The evidence is set on long tables pushed up against the walls of a big conference room on the 12th floor of the Hennepin County Government Center.
Numbered from 1 to 258, the plastic bags of clothes, photos and piles of papers are the raw materials investigators used to convince jurors of the guilt of Mohamed Noor. Last month, Noor became the first Minnesota police officer to be convicted for killing someone while on duty.
There are uniform pants sitting next to a belt. There's a bullet proof vest with a shiny gold name tag that says "M. Noor." There are pajama pants and a stained crumpled pink T-shirt that says "Koala Australia."
Ruszczyk was shot to death by former Minneapolis police officer Mohamed Noor in July 2017 after she called 911 to report what she thought was an assault happening behind her home.

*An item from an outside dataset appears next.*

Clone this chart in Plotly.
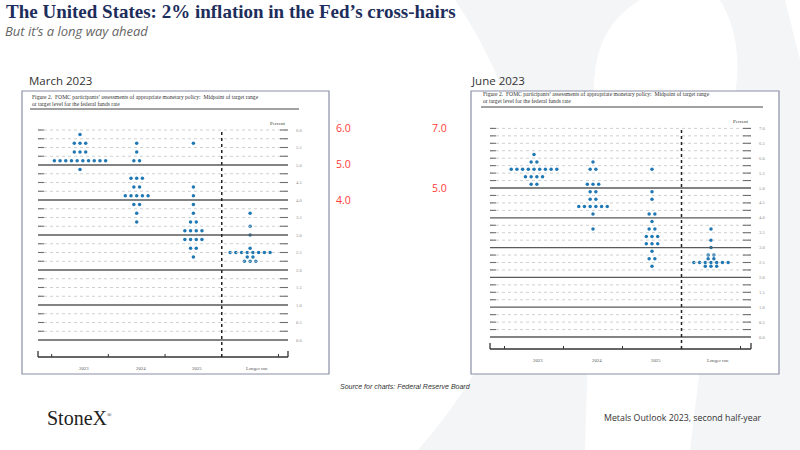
import plotly.graph_objects as go

# ---- data: FOMC dot plots (rate midpoint -> number of participants) ----
columns = ["2023", "2024", "2025", "Longer run"]

# March 2023 projections
mar_2023_levels = [5.875, 5.625, 5.375, 5.125, 4.875]
mar_2023_counts = [1, 3, 3, 10, 1]
mar_2024_levels = [5.625, 5.375, 5.125, 4.625, 4.375, 4.125, 3.875, 3.625, 3.375]
mar_2024_counts = [1, 1, 2, 3, 2, 5, 2, 1, 1]
mar_2025_levels = [5.625, 4.375, 4.125, 3.875, 3.625, 3.375, 3.125, 2.875, 2.625, 2.375]
mar_2025_counts = [1, 1, 1, 1, 1, 2, 4, 4, 2, 1]
mar_lr_levels = [3.625, 3.25, 3.0, 2.625, 2.5, 2.375, 2.25]
mar_lr_counts = [1, 1, 1, 1, 8, 2, 3]

# June 2023 projections
jun_2023_levels = [6.125, 5.875, 5.625, 5.375, 5.125]
jun_2023_counts = [1, 2, 9, 4, 2]
jun_2024_levels = [5.875, 5.625, 5.125, 4.875, 4.625, 4.375, 4.125, 3.625]
jun_2024_counts = [1, 2, 3, 2, 2, 6, 1, 1]
jun_2025_levels = [5.625, 4.875, 4.625, 4.125, 3.875, 3.625, 3.375, 3.125, 2.875, 2.625, 2.375]
jun_2025_counts = [1, 1, 1, 2, 1, 2, 3, 3, 1, 2, 1]
jun_lr_levels = [3.625, 3.25, 3.0, 2.75, 2.625, 2.5, 2.375]
jun_lr_counts = [1, 1, 1, 2, 2, 7, 3]

# red slide notes
mar_notes = ["6.0", "5.0", "4.0"]
jun_notes = ["7.0", "5.0"]

W, H = 800, 450
NAVY = "#1d2d5c"
DOT = "#1f78b4"
SERIF = "Liberation Serif"
SANS = "Open Sans"


def px(x):
    return x / W


def py(y):
    return 1 - y / H


# panel geometry in pixels (box, plot area, value->pixel mapping)
panels = [
    dict(name="", box=(22, 91, 329, 374), x0=80, xs=56.7, y0=340, ys=35.0, top=6.0,
         left=38, right=288, axis=357, cap=(30, 299, 100, 109),
         data=[(mar_2023_levels, mar_2023_counts), (mar_2024_levels, mar_2024_counts),
               (mar_2025_levels, mar_2025_counts), (mar_lr_levels, mar_lr_counts)]),
    dict(name="2", box=(471, 91, 779, 374), x0=534, xs=59.0, y0=337, ys=29.8, top=7.0,
         left=490, right=751, axis=349, cap=(481, 763, 98, 107),
         data=[(jun_2023_levels, jun_2023_counts), (jun_2024_levels, jun_2024_counts),
               (jun_2025_levels, jun_2025_counts), (jun_lr_levels, jun_lr_counts)]),
]

fig = go.Figure()
shapes = []
ann = []

# faint watermark in the background
shapes.append(dict(type="path", xref="paper", yref="paper", layer="below",
                   path=f"M {px(455)},{py(0)} Q {px(610)},{py(230)} {px(418)},{py(450)} "
                        f"L {px(800)},{py(450)} L {px(800)},{py(0)} Z",
                   fillcolor="#f4f5f7", line=dict(width=0)))
shapes.append(dict(type="path", xref="paper", yref="paper", layer="below",
                   path=f"M {px(640)},{py(0)} L {px(720)},{py(0)} "
                        f"C {px(735)},{py(25)} {px(745)},{py(60)} {px(730)},{py(120)} "
                        f"L {px(690)},{py(450)} L {px(585)},{py(450)} L {px(595)},{py(120)} "
                        f"C {px(590)},{py(60)} {px(600)},{py(25)} {px(640)},{py(0)} Z",
                   fillcolor="white", line=dict(width=0)))
shapes.append(dict(type="path", xref="paper", yref="paper", layer="below",
                   path=f"M {px(785)},{py(0)} L {px(800)},{py(0)} L {px(800)},{py(60)} Z",
                   fillcolor="white", line=dict(width=0)))

for p in panels:
    n = p["name"]
    xa, ya = "x" + n, "y" + n

    def vx(xp, p=p):
        return (xp - p["x0"]) / p["xs"]

    def vy(yp, p=p):
        return (p["y0"] - yp) / p["ys"]

    bx0, by0, bx1, by1 = p["box"]
    dom_x = [px(bx0 + 2), px(bx1 - 2)]
    dom_y = [py(by1 - 2), py(by0 + 2)]
    axis_kw = dict(visible=False, fixedrange=True)
    fig.update_layout(**{
        "xaxis" + n: dict(domain=dom_x, range=[vx(bx0 + 2), vx(bx1 - 2)], anchor=ya, **axis_kw),
        "yaxis" + n: dict(domain=dom_y, range=[vy(by1 - 2), vy(by0 + 2)], anchor=xa, **axis_kw),
    })

    # frame
    shapes.append(dict(type="rect", xref="paper", yref="paper",
                       x0=px(bx0), x1=px(bx1), y0=py(by1), y1=py(by0),
                       line=dict(color="#8a8fa6", width=1.2), fillcolor="white", layer="below"))

    # caption
    cx0, cx1, cy, cl = p["cap"]
    ann.append(dict(xref="paper", yref="paper", x=px(cx0), y=py(cy), xanchor="left", yanchor="middle",
                    showarrow=False, align="left",
                    text="Figure 2.  FOMC participants’ assessments of appropriate monetary policy:  Midpoint of target range<br>"
                         "or target level for the federal funds rate",
                    font=dict(family=SERIF, size=5.6, color="#333")))
    shapes.append(dict(type="line", xref="paper", yref="paper", x0=px(cx0), x1=px(cx1),
                       y0=py(cl), y1=py(cl), line=dict(color="#444", width=1)))

    # horizontal grid lines every 0.25
    L, R = vx(p["left"]), vx(p["right"])
    k = 0
    while k * 0.25 <= p["top"] + 1e-9:
        v = k * 0.25
        if abs(v - round(v)) < 1e-9 and v <= 5:
            shapes.append(dict(type="line", xref=xa, yref=ya, x0=L, x1=R, y0=v, y1=v,
                               line=dict(color="#5a5a5a", width=1.3)))
        else:
            shapes.append(dict(type="line", xref=xa, yref=ya, x0=L, x1=R, y0=v, y1=v,
                               line=dict(color="#c4c4c4", width=0.8, dash="dot")))
            shapes.append(dict(type="line", xref=xa, yref=ya, x0=L, x1=vx(p["left"] + 6), y0=v, y1=v,
                               line=dict(color="#6f6f6f", width=1.1)))
            shapes.append(dict(type="line", xref=xa, yref=ya, x0=vx(p["right"] - 8), x1=R, y0=v, y1=v,
                               line=dict(color="#6f6f6f", width=1.1)))
        if k % 2 == 0:
            ann.append(dict(xref="paper", yref=ya, x=px(p["right"] + 11), y=v, xanchor="center",
                            yanchor="middle", showarrow=False, text=f"{v:.1f}",
                            font=dict(family=SERIF, size=4.5, color="#8a8a8a")))
        k += 1
    ann.append(dict(xref="paper", yref=ya, x=px(p["right"]), y=p["top"], yshift=2, xanchor="right",
                    yanchor="bottom", showarrow=False, text="Percent",
                    font=dict(family=SERIF, size=5, color="#333")))

    # bottom axis with ticks
    ay = vy(p["axis"])
    shapes.append(dict(type="line", xref=xa, yref=ya, x0=L, x1=R, y0=ay, y1=ay,
                       line=dict(color="#333", width=1.3)))
    for xe in (L, R):
        shapes.append(dict(type="line", xref=xa, yref=ya, x0=xe, x1=xe, y0=ay, y1=vy(p["axis"] - 6),
                           line=dict(color="#333", width=1.3)))
    for xt in (-0.5, 0.5, 1.5, 3.5):
        shapes.append(dict(type="line", xref=xa, yref=ya, x0=xt, x1=xt, y0=ay, y1=vy(p["axis"] - 3),
                           line=dict(color="#333", width=1)))
    shapes.append(dict(type="line", xref=xa, yref=ya, x0=2.5, x1=2.5, y0=ay, y1=p["top"] + 0.02,
                       line=dict(color="#222", width=1.5, dash="dot")))
    for i, c in enumerate(columns):
        ann.append(dict(xref=xa, yref=ya, x=i + (0.12 if i == 3 else 0.07), y=vy(p["axis"] + 11),
                        yanchor="middle", showarrow=False, text=c,
                        font=dict(family=SERIF, size=4.8, color="#555")))

    # dots
    step = 5.7 / p["xs"]
    xs, ys = [], []
    for i, (levels, counts) in enumerate(p["data"]):
        for v, cnt in zip(levels, counts):
            for j in range(cnt):
                xs.append(i + (j - (cnt - 1) / 2) * step)
                ys.append(v)
    fig.add_trace(go.Scatter(x=xs, y=ys, xaxis=xa, yaxis=ya, mode="markers", hoverinfo="skip",
                             marker=dict(color=DOT, size=3.5, line=dict(width=0)), showlegend=False))

# red notes next to the charts
for t, yp in zip(mar_notes, [128, 164, 200]):
    ann.append(dict(xref="paper", yref="paper", x=px(334), y=py(yp), xanchor="left", yanchor="middle",
                    showarrow=False, text=t, font=dict(family=SANS, size=10.5, color="#ff3b3b")))
for t, yp in zip(jun_notes, [128, 188]):
    ann.append(dict(xref="paper", yref="paper", x=px(430), y=py(yp), xanchor="left", yanchor="middle",
                    showarrow=False, text=t, font=dict(family=SANS, size=10.5, color="#ff3b3b")))

# slide texts
texts = [
    (4, 12, "left", "<b>The United States: 2% inflation in the Fed’s cross-hairs</b>", SERIF, 19, NAVY),
    (3, 31, "left", "<i>But it’s a long way ahead</i>", SANS, 13, "#666"),
    (27, 80, "left", "March 2023", SANS, 11.5, "#333"),
    (469, 80, "left", "June 2023", SANS, 11.5, "#333"),
    (405, 386, "center", "<i>Source for charts: Federal Reserve Board</i>", "Liberation Sans", 7, "#333"),
    (45, 418, "left", "StoneX<sup><span style='font-size:6px'>®</span></sup>", SERIF, 20, "#222"),
    (764, 418, "right", "Metals Outlook 2023, second half-year", SANS, 8.8, "#333"),
]
for x, y, xa_, t, fam, sz, col in texts:
    ann.append(dict(xref="paper", yref="paper", x=px(x), y=py(y), xanchor=xa_, yanchor="middle",
                    showarrow=False, text=t, font=dict(family=fam, size=sz, color=col)))

fig.update_layout(width=W, height=H, margin=dict(l=0, r=0, t=0, b=0),
                  paper_bgcolor="white", plot_bgcolor="rgba(0,0,0,0)",
                  shapes=shapes, annotations=ann, showlegend=False)

fig.write_html("out.html", config={"displayModeBar": False},
               post_script="document.body.style.margin='0';")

• Video: Confusion, disbelief as MPD officers rush to Ruszczyk shooting
• Ruszczyk's 911 call audio: Deep breath, worried voice
There are guns on the tables, which belonged to Noor and his partner Matthew Harrity. There is a bullet that's been splintered and flattened. It's sitting next to its casing, which was recovered outside the passenger side of the squad after the shooting.
It's almost silent in the conference room. The court set aside four hours Friday in downtown Minneapolis for journalists and members of the public to inspect the original evidence.
The court set up the display after a dispute about what evidence should be released to the public. Court staff said it was unprecedented, and that evidence in most high-profile cases is examined afterward only by individuals.
In a smaller room next door, labelled C1290, court staff set up eight laptops with headphones. This is where video evidence, including graphic police body camera videos showing Ruszczyk in her final moments of life, was being displayed.
Judge Kathryn Quaintance has ordered the Hennepin County Attorney's Office to edit those graphic videos, to blur Ruszczyk's body as emergency responders try to save her life, and to mute her final attempts to breath. Quaintance cited concerns about the sensationalism of the footage.
An hour into the proceedings Friday, only three reporters had signed in to see this graphic evidence, which was shown in public at trial. They silently took notes under the watch of a sheriff's deputy.
Some of the evidence is horrific. Other exhibits are mundane: a guide to three-dimensional crime scene scanning and transcripts of officer conversations recorded on body cameras. They offer few new details that didn't come up in trial or in evidence released unexpectedly earlier in the week.
The evidence's use in court is exhausted, at least unless Noor appeals his convictions. He has 90 days after sentencing. But politicians, activists and police officers may be able to glean some insight about what happened between Noor and Ruszczyk from these numbered piles of evidence.
Longtime police accountability activist Dave Bicking was one of the few people there who didn't work for a news organization. He drove to the government center in a black and white car with "Justice for Justine" painted on it in bright yellow. He said he believes officers at the shooting scene were "hiding things."
"The body cameras on and off — officers came on the scene and acted like they had never seen a murder scene before," Bicking said. "They were like, 'What do we do? Who's doing what?' The protocols for investigation are something that are important."
• Reporter's notebook: Why journalists fight for release of evidence • Full coverage: The shooting of Justine Ruszczyk, trial of Mohamed Noor
There are echoes of Ruszczyk's life in the conference room, too. The photos of her home, taken as police sought to identify the victim, show a prayer flag on the wall and sparkling water on the counter. Lights are on in the rooms. And open windows look out into her alley.
There is a text message exchange between Ruszczyk and her fiance on the night she died. He was out of town, and she was home alone. It's filled with emojis and "I love you." The exchange ends with him texting her "Hello?"
In a binder that could be mistaken for a photo album is a picture of a smiling Ruszczyk, taken during her first winter in Minnesota, wearing big floppy mittens in the snow. And then there are her final photos, taken at the Hennepin County medical examiner's office.
Photos of Noor taken after the shooting by state investigators show him still in his uniform. He's facing the camera, then turned in profile.
Noor is currently being held at the Oak Park Heights prison. He will be in court again next month to hear his sentence.